Understanding and recognizing cognitive bias in yourself and in others is a very useful skill. If you account for bias when evaluating a situation or someone's retelling of an event, you can make more accurate decisions which are based on fact, rather than on tricks of your mind. Cognitive bias is a powerful force in decision making, especially in groups, and it also skews our perspective of people and the world.

Should you find yourself on a jury at some point in your life, your knowledge of cognitive bias could be extremely important. Cognitive bias can make a witness extremely unreliable, and it is something that you should consider when listening to testimony. Cognitive bias also plays a role in your interpretation of the speeches from the prosecution and defense, and in how you look at witnesses in a courtroom.

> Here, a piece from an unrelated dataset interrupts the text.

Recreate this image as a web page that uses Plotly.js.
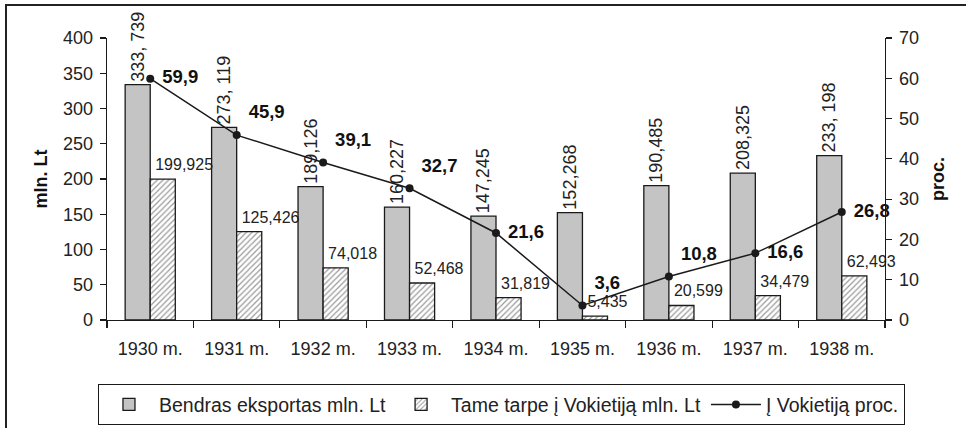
<!DOCTYPE html>
<html><head><meta charset="utf-8">
<script src="https://cdn.plot.ly/plotly-3.0.1.min.js"></script>
<style>
html,body{margin:0;padding:0;background:#fff;}
#wrap{position:relative;width:966px;height:428px;overflow:hidden;}
#chart{position:absolute;left:0;top:0;width:966px;height:428px;}
#frame{position:absolute;left:5px;top:4px;width:980px;height:450px;border:2px solid #222;pointer-events:none;}
</style></head><body>
<div id="wrap"><div id="chart"></div><div id="frame"></div></div>
<script>
const years = ['1930 m.','1931 m.','1932 m.','1933 m.','1934 m.','1935 m.','1936 m.','1937 m.','1938 m.'];
const totalExport = [333.739, 273.119, 189.126, 160.227, 147.245, 152.268, 190.485, 208.325, 233.198];
const toGermany = [199.925, 125.426, 74.018, 52.468, 31.819, 5.435, 20.599, 34.479, 62.493];
const germanyShare = [59.9, 45.9, 39.1, 32.7, 21.6, 3.6, 10.8, 16.6, 26.8];
const totalLabels = ['333, 739','273, 119','189,126','160,227','147,245','152,268','190,485','208,325','233, 198'];
const germanyLabels = toGermany.map(v => v.toFixed(3).replace('.', ','));
const shareLabels = germanyShare.map(v => v.toFixed(1).replace('.', ','));
const sharePos = ['middle right','top right','top right','top right','middle right','top right','top right','middle right','middle right'];

const FONT = '"Liberation Sans", Arial, sans-serif';
const INK = '#1a1a1a';

const traces = [
  {
    type: 'bar', name: 'Bendras eksportas mln. Lt', x: years, y: totalExport,
    marker: {color: '#c4c4c4', line: {color: INK, width: 1.3}},
    text: totalLabels, textposition: 'outside', textangle: -90, constraintext: 'none',
    textfont: {family: FONT, size: 18, color: '#222'}, cliponaxis: false, hoverinfo: 'skip'
  },
  {
    type: 'bar', name: 'Tame tarpe į Vokietiją mln. Lt', x: years, y: toGermany,
    marker: {color: '#ffffff', line: {color: INK, width: 1.3},
      pattern: {shape: '/', fgcolor: '#9a9a9a', bgcolor: '#ffffff', size: 4, solidity: 0.3}},
    hoverinfo: 'skip'
  },
  {
    type: 'scatter', mode: 'markers+text', x: years, y: toGermany, showlegend: false,
    marker: {size: 6.4, color: 'rgba(0,0,0,0)'}, text: germanyLabels, textposition: 'top right',
    textfont: {family: FONT, size: 16, color: '#222'}, cliponaxis: false, hoverinfo: 'skip'
  },
  {
    type: 'scatter', mode: 'lines+markers', name: 'Į Vokietiją proc.', x: years, y: germanyShare, yaxis: 'y2',
    line: {color: INK, width: 1.5}, marker: {color: INK, size: 8}, cliponaxis: false, hoverinfo: 'skip'
  },
  {
    type: 'scatter', mode: 'markers+text', x: years, y: germanyShare, yaxis: 'y2', showlegend: false,
    marker: {size: 17.6, color: 'rgba(0,0,0,0)'}, text: shareLabels, textposition: sharePos,
    textfont: {family: FONT, size: 18.5, weight: 'bold', color: '#111'}, cliponaxis: false, hoverinfo: 'skip'
  }
];

const layout = {
  width: 966, height: 428,
  margin: {l: 107, r: 81, t: 38, b: 108, pad: 0, autoexpand: false},
  paper_bgcolor: 'rgba(0,0,0,0)', plot_bgcolor: 'rgba(0,0,0,0)',
  font: {family: FONT, size: 18, color: '#222'},
  barmode: 'group', bargap: 0.42, bargroupgap: 0,
  showlegend: true,
  legend: {orientation: 'h', x: -0.0116, xanchor: 'left', y: -0.228, yanchor: 'top',
    bordercolor: INK, borderwidth: 1, bgcolor: '#fff', font: {family: FONT, size: 19.5, color: '#222'},
    traceorder: 'normal', itemwidth: 50},
  xaxis: {type: 'category', categoryorder: 'array', categoryarray: years, range: [-0.5, 8.5],
    showline: true, linecolor: INK, linewidth: 1.3, ticks: 'outside', ticklen: 7, tickwidth: 1.2,
    tickcolor: INK, tickson: 'boundaries', showgrid: false, zeroline: false, fixedrange: true,
    tickfont: {family: FONT, size: 18, color: '#222'}, ticklabelstandoff: 12},
  xaxis2: {type: 'category', overlaying: 'x', anchor: 'y', categoryorder: 'array', categoryarray: years,
    range: [-0.5, 8.5], ticks: 'inside', ticklen: 7, tickwidth: 1.2, tickcolor: INK, tickson: 'boundaries',
    showticklabels: false, showline: false, showgrid: false, zeroline: false},
  xaxis3: {overlaying: 'x', anchor: 'y', side: 'top', range: [0, 1], showline: true, linecolor: '#9a9a9a',
    linewidth: 1.2, ticks: '', showticklabels: false, showgrid: false, zeroline: false},
  yaxis: {range: [0, 400], dtick: 50, tick0: 0, showline: true, linecolor: INK, linewidth: 1.3,
    ticks: 'outside', ticklen: 6, tickwidth: 1.2, tickcolor: INK, showgrid: false, zeroline: false,
    tickfont: {family: FONT, size: 18, color: '#222'}, ticklabelstandoff: 3,
    title: {text: '<b>mln. Lt</b>', font: {family: FONT, size: 18, color: '#111'}, standoff: 10}},
  yaxis2: {overlaying: 'y', side: 'right', anchor: 'x', range: [0, 70], dtick: 10, tick0: 0,
    showline: true, linecolor: INK, linewidth: 1.3, ticks: 'outside', ticklen: 6, tickwidth: 1.2,
    tickcolor: INK, showgrid: false, zeroline: false, tickfont: {family: FONT, size: 18, color: '#222'},
    ticklabelstandoff: 3,
    title: {text: '<b>proc.</b>', font: {family: FONT, size: 18, color: '#111'}, standoff: 13}},
  yaxis3: {overlaying: 'y', side: 'left', anchor: 'x', range: [0, 400], dtick: 50, tick0: 0,
    ticks: 'inside', ticklen: 6, tickwidth: 1.2, tickcolor: INK, showticklabels: false,
    showline: false, showgrid: false, zeroline: false},
  yaxis4: {overlaying: 'y', side: 'right', anchor: 'x', range: [0, 70], dtick: 10, tick0: 0,
    ticks: 'inside', ticklen: 6, tickwidth: 1.2, tickcolor: INK, showticklabels: false,
    showline: false, showgrid: false, zeroline: false}
};

Plotly.newPlot('chart', traces, layout, {staticPlot: true, displayModeBar: false});
</script>
</body></html>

Hundreds of cognitive biases have been identified by social scientists. The selection below is very small, and the descriptions of these biases and the ways in which they work are truncated. If you want to learn more about specific cognitive biases, you can explore wiseGEEK for individual social psychology articles, or you might want to take a course in social psychology at your local college.

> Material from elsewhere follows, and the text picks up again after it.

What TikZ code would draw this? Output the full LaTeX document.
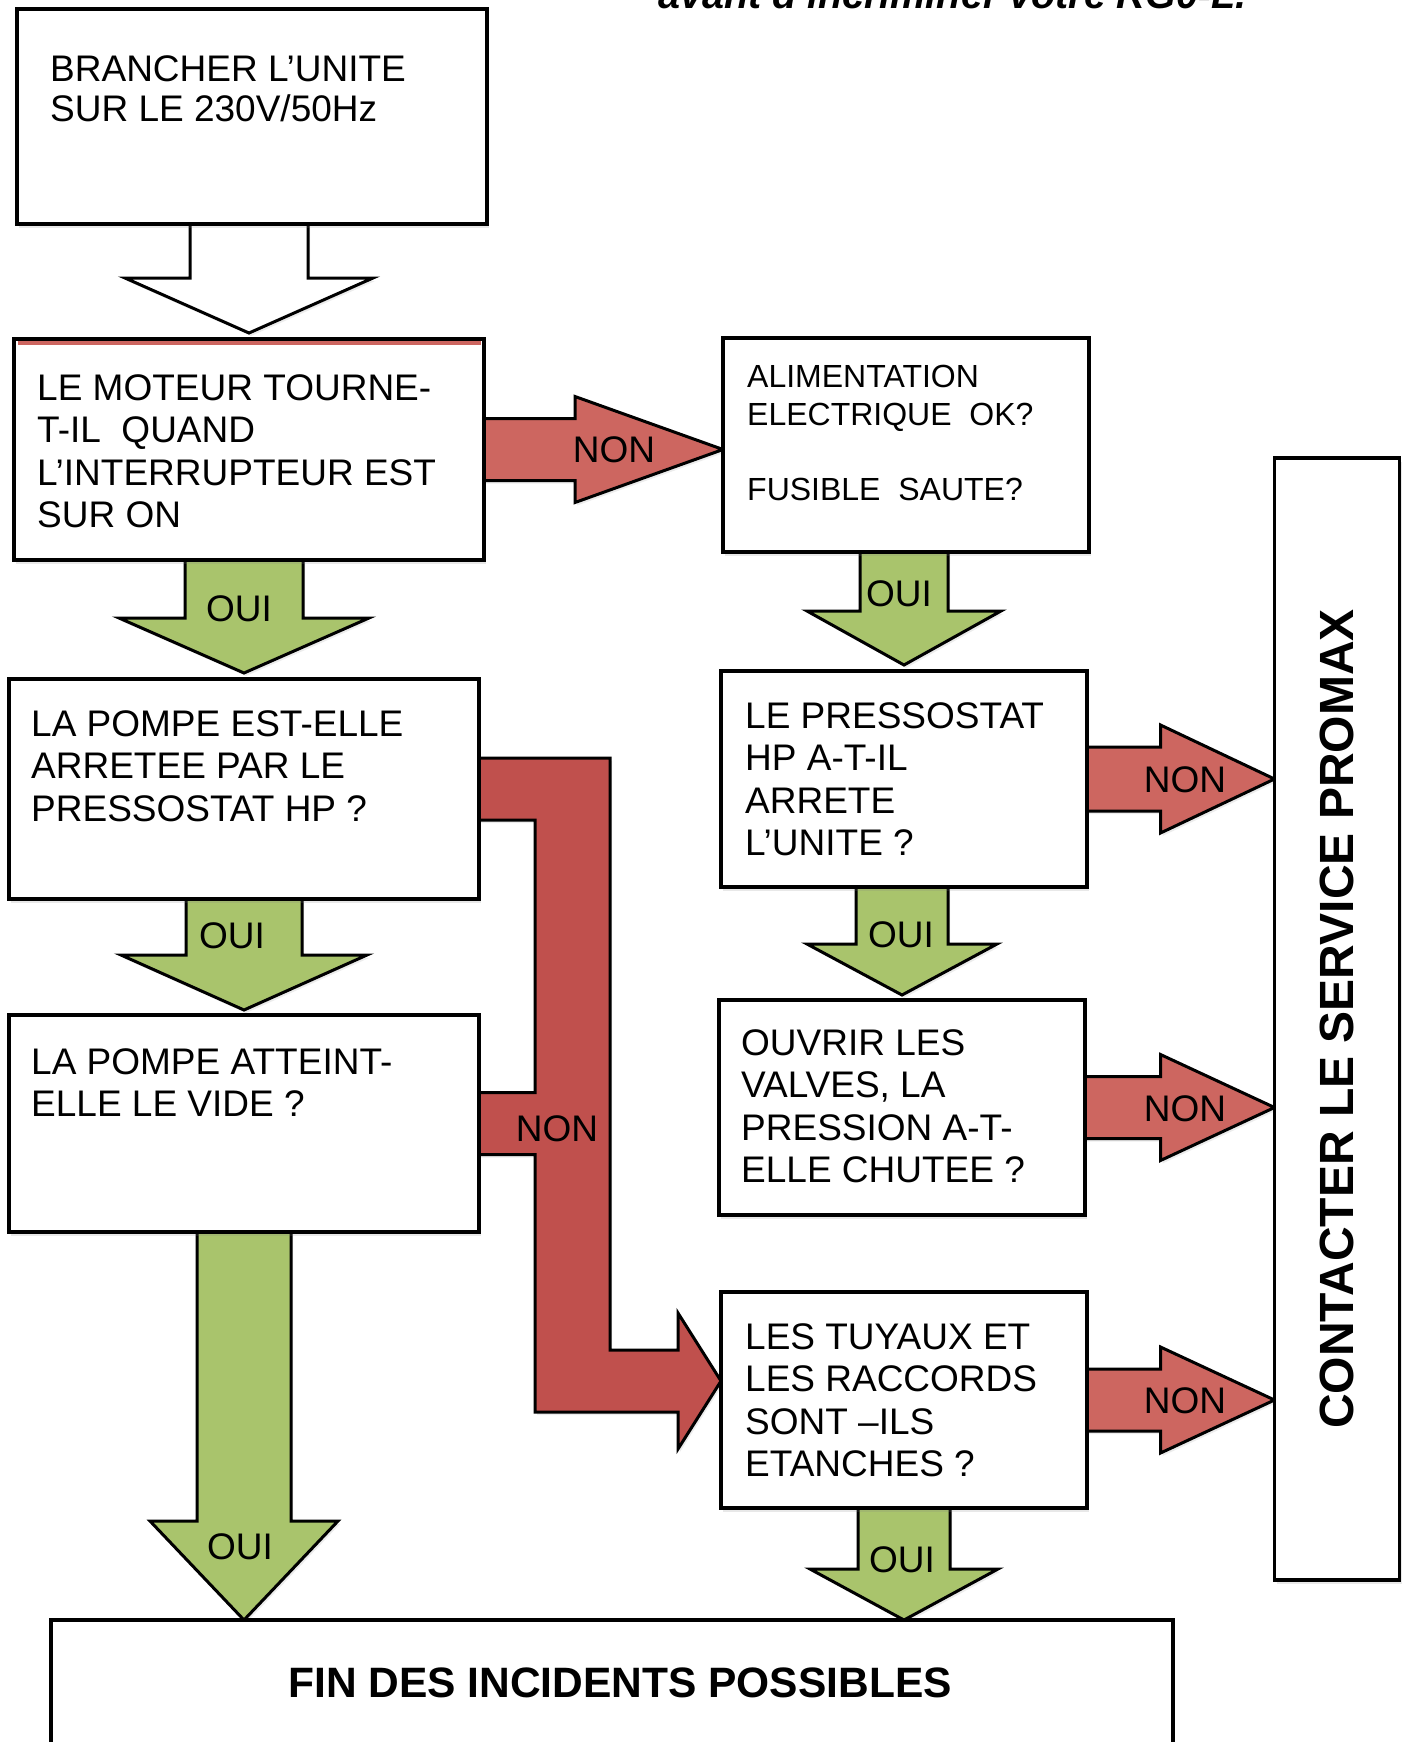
\documentclass[tikz,border=0pt]{standalone}
\usepackage{fontspec}
\setmainfont{Liberation Sans}
\usepackage{graphicx}
\usetikzlibrary{positioning,calc,backgrounds,shadows}

\definecolor{ouiGreen}{HTML}{A9C46C}
\definecolor{nonRed}{HTML}{CD6660}
\definecolor{nonDeep}{HTML}{C0504D}

% block arrows: style, from, tip, half shaft, half head, head length
\newcommand\fatdown[6]{%
  \draw[#1] let \p1=#2, \p2=#3 in
    (\x2-#4,\y1+4) -- (\x2-#4,\y2+#6) -- (\x2-#5,\y2+#6) -- (\x2,\y2)
    -- (\x2+#5,\y2+#6) -- (\x2+#4,\y2+#6) -- (\x2+#4,\y1+4);}
\newcommand\fatright[6]{%
  \draw[#1] let \p1=#2, \p2=#3 in
    (\x1-4,\y2+#4) -- (\x2-#6,\y2+#4) -- (\x2-#6,\y2+#5) -- (\x2,\y2)
    -- (\x2-#6,\y2-#5) -- (\x2-#6,\y2-#4) -- (\x1-4,\y2-#4);}

\tikzset{
  qbox/.style={draw,line width=3.5pt,fill=white,inner sep=0pt,outer sep=0pt,
    drop shadow={opacity=0.18,shadow xshift=2pt,shadow yshift=-4pt}},
  qtext/.style={font=\fontsize{37}{42.5}\selectfont,align=left,inner sep=0pt,anchor=north west},
  lbl/.style={font=\fontsize{37}{42}\selectfont,inner sep=0pt},
  ouiarrow/.style={draw,line width=3pt,fill=ouiGreen,
    drop shadow={opacity=0.15,shadow xshift=2pt,shadow yshift=-3pt}},
  nonarrow/.style={draw,line width=3pt,fill=nonRed,
    drop shadow={opacity=0.15,shadow xshift=2pt,shadow yshift=-3pt}},
  bignon/.style={draw,line width=3pt,fill=nonDeep,
    drop shadow={opacity=0.15,shadow xshift=2pt,shadow yshift=-3pt}},
  plainarrow/.style={draw,line width=3pt,fill=white,
    drop shadow={opacity=0.15,shadow xshift=2pt,shadow yshift=-3pt}},
}

\begin{document}
\begin{tikzpicture}[x=1pt,y=-1pt]
  \useasboundingbox (0,0) rectangle (1407,1742);

  \node[font=\fontsize{39.5}{45}\selectfont\bfseries\itshape,anchor=base west,inner sep=0pt]
    (avant) at (658,9) {avant d’incriminer votre RG0-L.};

  % left column
  \node[qbox,anchor=north west,minimum width=470pt,minimum height=215pt] (branch) at (17,9) {};
  \node[qbox,anchor=north west,minimum width=470pt,minimum height=221pt] (moteur) at (14,339) {};
  \draw[nonRed,line width=4pt] ($(moteur.north west)+(3.5,4)$) -- ($(moteur.north east)+(-3.5,4)$);
  \node[qbox,anchor=north west,minimum width=470pt,minimum height=220pt] (pompehp) at (9,679) {};
  \node[qbox,anchor=north west,minimum width=470pt,minimum height=217pt] (pompevide) at (9,1015) {};

  % right column
  \node[qbox,anchor=north west,minimum width=366pt,minimum height=214pt] (alim) at (723,338) {};
  \node[qbox,anchor=north west,minimum width=366pt,minimum height=216pt] (pressohp) at (721,671) {};
  \node[qbox,anchor=north west,minimum width=366pt,minimum height=215pt] (valves) at (719,1000) {};
  \node[qbox,anchor=north west,minimum width=366pt,minimum height=216pt] (tuyaux) at (721,1292) {};

  \node[qbox,minimum width=125pt,minimum height=1122pt,font=\fontsize{48}{52}\selectfont\bfseries]
    (contact) at (1337,1019) {\rotatebox{90}{CONTACTER LE SERVICE PROMAX}};
  \node[qbox,anchor=north west,minimum width=1122pt,minimum height=126pt,
        font=\fontsize{42.5}{46}\selectfont\bfseries] (fin) at (51,1620) {\hspace*{16pt}FIN DES INCIDENTS POSSIBLES};

  % texts
  \node[qtext,font=\fontsize{37}{40}\selectfont,below right=46pt and 33pt of branch.north west] (branchtxt)
    {BRANCHER L’UNITE\\SUR LE 230V/50Hz};
  \node[qtext,below right=35pt and 23pt of moteur.north west] (moteurtxt)
    {LE MOTEUR TOURNE-\\T-IL\ \ QUAND\\L’INTERRUPTEUR EST\\SUR ON};
  \node[qtext,below right=31pt and 22pt of pompehp.north west] (pompehptxt)
    {LA POMPE EST-ELLE\\ARRETEE PAR LE\\PRESSOSTAT HP ?};
  \node[qtext,below right=33pt and 22pt of pompevide.north west] (pompevidetxt)
    {LA POMPE ATTEINT-\\ELLE LE VIDE ?};
  \node[qtext,font=\fontsize{32}{37.5}\selectfont,below right=27pt and 24pt of alim.north west] (alimtxt)
    {ALIMENTATION\\ELECTRIQUE\ \ OK?\\[37.5pt]FUSIBLE\ \ SAUTE?};
  \node[qtext,below right=31pt and 24pt of pressohp.north west] (pressohptxt)
    {LE PRESSOSTAT\\HP A-T-IL\\ARRETE\\L’UNITE ?};
  \node[qtext,below right=29pt and 22pt of valves.north west] (valvestxt)
    {OUVRIR LES\\VALVES, LA\\PRESSION A-T-\\ELLE CHUTEE ?};
  \node[qtext,below right=31pt and 24pt of tuyaux.north west] (tuyauxtxt)
    {LES TUYAUX ET\\LES RACCORDS\\SONT –ILS\\ETANCHES ?};

  % block arrows
  \begin{scope}[on background layer]
    \fatdown{plainarrow}{(branch.south)}{($(moteur.north)+(0,-6)$)}{59}{124}{55}
    \fatdown{ouiarrow}{(moteur.south)}{($(pompehp.north)+(0,-6)$)}{59}{125}{55}
    \fatdown{ouiarrow}{(pompehp.south)}{($(pompevide.north)+(0,-5)$)}{58}{123}{55}
    \fatdown{ouiarrow}{(pompevide.south)}{(pompevide.south |- fin.north)}{47}{94}{99}
    \fatdown{ouiarrow}{(alim.south)}{($(pressohp.north)+(0,-6)$)}{44}{97}{54}
    \fatdown{ouiarrow}{(pressohp.south)}{($(valves.north)+(0,-5)$)}{46}{95}{51}
    \fatdown{ouiarrow}{(tuyaux.south)}{(tuyaux.south |- fin.north)}{46}{94}{51}
    \fatright{nonarrow}{(moteur.east)}{(moteur.east -| alim.west)}{31}{53}{148}
    \fatright{nonarrow}{(pressohp.east)}{(pressohp.east -| contact.west)}{32}{54}{114}
    \fatright{nonarrow}{(valves.east)}{(valves.east -| contact.west)}{31}{53}{114}
    \fatright{nonarrow}{(tuyaux.east)}{(tuyaux.east -| contact.west)}{31}{53}{114}
    \draw[bignon] let \p1=(pompehp.east), \p2=(pompevide.east), \p3=($(tuyaux.west)+(0,-19)$) in
      (\x1-4,\y1+31) -- (\x1+131,\y1+31) -- (\x1+131,\y3+31) -- (\x3-43,\y3+31)
      -- (\x3-43,\y3+68) -- (\x3,\y3) -- (\x3-43,\y3-68) -- (\x3-43,\y3-31)
      -- (\x1+56,\y3-31) -- (\x1+56,\y2-31) -- (\x2-4,\y2-31) -- (\x2-4,\y2+31)
      -- (\x1+56,\y2+31) -- (\x1+56,\y1-31) -- (\x1-4,\y1-31) -- cycle;
  \end{scope}

  % arrow labels
  \node[lbl] (oui1) at (239,609) {OUI};
  \node[lbl] (oui2) at (232,936) {OUI};
  \node[lbl] (oui3) at (240,1547) {OUI};
  \node[lbl] (oui4) at (899,594) {OUI};
  \node[lbl] (oui5) at (901,935) {OUI};
  \node[lbl] (oui6) at (902,1560) {OUI};
  \node[lbl] (non1) at (614,450) {NON};
  \node[lbl] (non2) at (1185,780) {NON};
  \node[lbl] (non3) at (1185,1109) {NON};
  \node[lbl] (non4) at (1185,1401) {NON};
  \node[lbl] (non5) at (557,1129) {NON};
\end{tikzpicture}
\end{document}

One cognitive bias which you are probably well acquainted with is the bandwagon effect, in which people tend to go along with what other members of a group are doing. This effect is part of a larger group of interesting social behaviors sometimes called “groupthink.” Speaking of groups, you might also be familiar with the effects of the ingroup bias, in which people tend to view “their” group as better and more diverse, while outsiders are collectively viewed as inferior.

You may also have been guilty at some point of projection bias, in which you make an assumption that other people think like you do. Projection bias can lead to the false consensus effect, in which people mistakenly believe that a group of people agrees on a subject when this is not, in fact, the case. In a courtroom, you should be especially wary of anchoring, the tendency of your brain to weight the first information you receive more heavily.

You should also beware of confirmation bias, a very common form of cognitive bias. The phenomenon of confirmation bias explains why people tend to ignore information which does not fit with their beliefs while they weight agreeable information more heavily. Another common cognitive bias is the fundamental attribution error, in which people ascribe behaviors to people's personalities, rather than social and environmental factors.